- _WHAT THE TASK REQUIRES_
Starting at the first line of the listing below, repeat each line up to and including the one containing "Chart.register(...registerables);". Leave out pictures.

- _RECORDED DATA_

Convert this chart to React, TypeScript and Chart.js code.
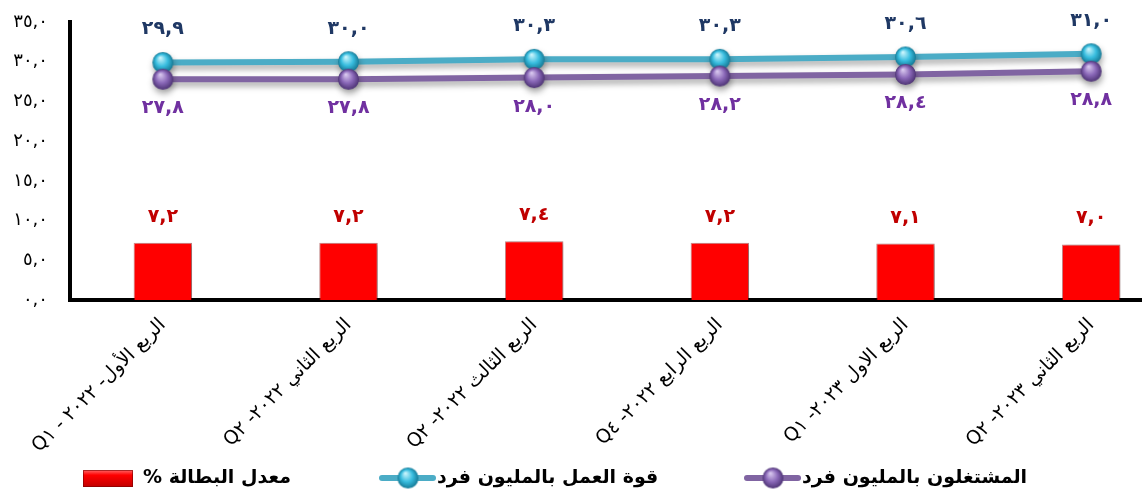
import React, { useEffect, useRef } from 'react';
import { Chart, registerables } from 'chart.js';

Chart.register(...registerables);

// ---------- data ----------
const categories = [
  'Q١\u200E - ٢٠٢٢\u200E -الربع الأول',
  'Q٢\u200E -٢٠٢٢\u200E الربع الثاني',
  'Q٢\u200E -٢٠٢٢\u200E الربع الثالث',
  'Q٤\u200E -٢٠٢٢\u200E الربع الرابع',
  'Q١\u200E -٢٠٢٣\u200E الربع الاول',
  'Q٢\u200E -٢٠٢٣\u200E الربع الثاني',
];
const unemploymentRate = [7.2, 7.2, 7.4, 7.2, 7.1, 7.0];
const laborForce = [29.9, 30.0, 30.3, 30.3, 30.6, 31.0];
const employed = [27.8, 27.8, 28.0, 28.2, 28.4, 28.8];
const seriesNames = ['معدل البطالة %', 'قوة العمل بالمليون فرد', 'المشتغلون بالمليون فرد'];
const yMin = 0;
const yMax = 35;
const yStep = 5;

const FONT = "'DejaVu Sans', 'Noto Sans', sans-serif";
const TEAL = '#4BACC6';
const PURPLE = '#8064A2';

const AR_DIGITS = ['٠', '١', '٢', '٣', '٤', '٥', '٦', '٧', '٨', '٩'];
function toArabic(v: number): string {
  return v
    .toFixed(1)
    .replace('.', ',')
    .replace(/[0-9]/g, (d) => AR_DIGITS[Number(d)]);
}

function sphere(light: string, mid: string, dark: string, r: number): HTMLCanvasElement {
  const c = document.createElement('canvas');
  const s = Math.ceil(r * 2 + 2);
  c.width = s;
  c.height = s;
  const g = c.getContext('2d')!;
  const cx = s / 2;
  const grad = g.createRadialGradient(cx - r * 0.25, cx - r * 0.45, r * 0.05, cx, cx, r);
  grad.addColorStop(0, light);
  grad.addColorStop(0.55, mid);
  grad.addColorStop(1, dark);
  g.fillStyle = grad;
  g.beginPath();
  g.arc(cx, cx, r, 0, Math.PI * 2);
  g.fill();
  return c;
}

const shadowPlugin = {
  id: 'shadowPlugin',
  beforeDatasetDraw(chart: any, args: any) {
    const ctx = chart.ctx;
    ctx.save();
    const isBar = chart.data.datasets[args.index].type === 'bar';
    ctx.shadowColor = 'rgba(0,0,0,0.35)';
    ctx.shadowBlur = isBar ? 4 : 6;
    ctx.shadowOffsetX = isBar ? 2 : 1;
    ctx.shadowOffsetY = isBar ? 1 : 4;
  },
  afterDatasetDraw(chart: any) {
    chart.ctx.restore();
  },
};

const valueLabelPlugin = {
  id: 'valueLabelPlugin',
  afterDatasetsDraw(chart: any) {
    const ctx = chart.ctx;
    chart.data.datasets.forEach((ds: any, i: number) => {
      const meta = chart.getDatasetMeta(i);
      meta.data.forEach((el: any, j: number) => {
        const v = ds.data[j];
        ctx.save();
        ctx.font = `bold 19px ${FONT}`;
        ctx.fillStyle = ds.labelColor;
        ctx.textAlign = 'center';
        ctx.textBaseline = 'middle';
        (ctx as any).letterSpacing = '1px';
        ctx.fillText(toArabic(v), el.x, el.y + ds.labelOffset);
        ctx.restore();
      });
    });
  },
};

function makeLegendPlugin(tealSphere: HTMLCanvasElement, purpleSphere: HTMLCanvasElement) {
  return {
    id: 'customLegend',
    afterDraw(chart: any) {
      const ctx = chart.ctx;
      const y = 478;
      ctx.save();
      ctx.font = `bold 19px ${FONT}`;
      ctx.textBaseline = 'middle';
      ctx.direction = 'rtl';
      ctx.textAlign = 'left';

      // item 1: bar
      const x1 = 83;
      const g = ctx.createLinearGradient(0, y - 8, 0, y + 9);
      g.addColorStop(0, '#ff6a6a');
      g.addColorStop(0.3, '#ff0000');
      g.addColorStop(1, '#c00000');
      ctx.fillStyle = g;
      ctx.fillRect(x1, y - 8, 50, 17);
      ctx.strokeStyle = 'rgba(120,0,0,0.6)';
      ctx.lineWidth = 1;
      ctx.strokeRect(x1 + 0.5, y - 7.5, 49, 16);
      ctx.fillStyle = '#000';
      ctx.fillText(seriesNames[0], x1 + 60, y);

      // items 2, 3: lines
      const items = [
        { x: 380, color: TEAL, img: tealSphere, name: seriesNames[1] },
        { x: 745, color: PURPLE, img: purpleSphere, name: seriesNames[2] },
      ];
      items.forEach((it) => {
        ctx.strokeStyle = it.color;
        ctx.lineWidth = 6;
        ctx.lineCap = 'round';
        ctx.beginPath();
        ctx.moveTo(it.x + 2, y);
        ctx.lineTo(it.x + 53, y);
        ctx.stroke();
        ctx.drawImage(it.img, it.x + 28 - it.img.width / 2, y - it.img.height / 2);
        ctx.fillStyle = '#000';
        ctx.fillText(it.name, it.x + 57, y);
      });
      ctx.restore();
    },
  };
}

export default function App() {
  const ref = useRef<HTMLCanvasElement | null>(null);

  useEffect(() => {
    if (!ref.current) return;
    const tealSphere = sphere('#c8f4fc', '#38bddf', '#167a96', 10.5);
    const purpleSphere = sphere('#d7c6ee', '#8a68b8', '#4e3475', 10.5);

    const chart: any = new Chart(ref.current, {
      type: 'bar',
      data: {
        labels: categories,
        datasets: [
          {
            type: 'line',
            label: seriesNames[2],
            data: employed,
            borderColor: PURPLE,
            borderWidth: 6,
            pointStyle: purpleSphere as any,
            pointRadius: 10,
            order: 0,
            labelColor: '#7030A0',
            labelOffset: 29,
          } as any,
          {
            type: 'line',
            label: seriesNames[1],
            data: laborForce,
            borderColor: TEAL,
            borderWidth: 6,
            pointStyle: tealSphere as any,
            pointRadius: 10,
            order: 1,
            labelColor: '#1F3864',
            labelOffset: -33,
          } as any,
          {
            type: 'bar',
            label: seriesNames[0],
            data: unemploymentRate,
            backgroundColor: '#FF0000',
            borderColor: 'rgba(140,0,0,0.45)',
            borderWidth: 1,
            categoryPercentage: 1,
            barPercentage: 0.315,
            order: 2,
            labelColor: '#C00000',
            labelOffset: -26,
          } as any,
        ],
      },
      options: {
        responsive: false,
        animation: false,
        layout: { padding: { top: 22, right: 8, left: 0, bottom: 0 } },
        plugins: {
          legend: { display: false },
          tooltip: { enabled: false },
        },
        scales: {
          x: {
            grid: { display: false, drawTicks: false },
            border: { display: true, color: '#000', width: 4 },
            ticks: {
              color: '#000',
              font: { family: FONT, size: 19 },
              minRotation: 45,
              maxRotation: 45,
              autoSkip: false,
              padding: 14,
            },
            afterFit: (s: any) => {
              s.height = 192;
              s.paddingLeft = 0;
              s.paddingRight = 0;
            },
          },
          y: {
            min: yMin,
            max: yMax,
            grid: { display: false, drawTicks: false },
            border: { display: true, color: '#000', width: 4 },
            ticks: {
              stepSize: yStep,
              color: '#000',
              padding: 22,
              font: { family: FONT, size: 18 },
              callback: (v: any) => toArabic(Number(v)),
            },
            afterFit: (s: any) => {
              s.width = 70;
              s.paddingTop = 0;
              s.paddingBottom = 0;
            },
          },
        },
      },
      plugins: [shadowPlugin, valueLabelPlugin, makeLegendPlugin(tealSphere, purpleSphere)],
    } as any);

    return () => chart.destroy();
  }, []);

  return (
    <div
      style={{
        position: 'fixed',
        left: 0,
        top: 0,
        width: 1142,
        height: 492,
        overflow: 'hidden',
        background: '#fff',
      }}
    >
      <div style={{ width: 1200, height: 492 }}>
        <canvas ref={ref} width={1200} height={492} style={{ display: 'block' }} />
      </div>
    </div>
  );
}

- _SOLUTION TO THIS EXERCISE_
Convert this chart to React, TypeScript and Chart.js code.
import React, { useEffect, useRef } from 'react';
import { Chart, registerables } from 'chart.js';

Chart.register(...registerables);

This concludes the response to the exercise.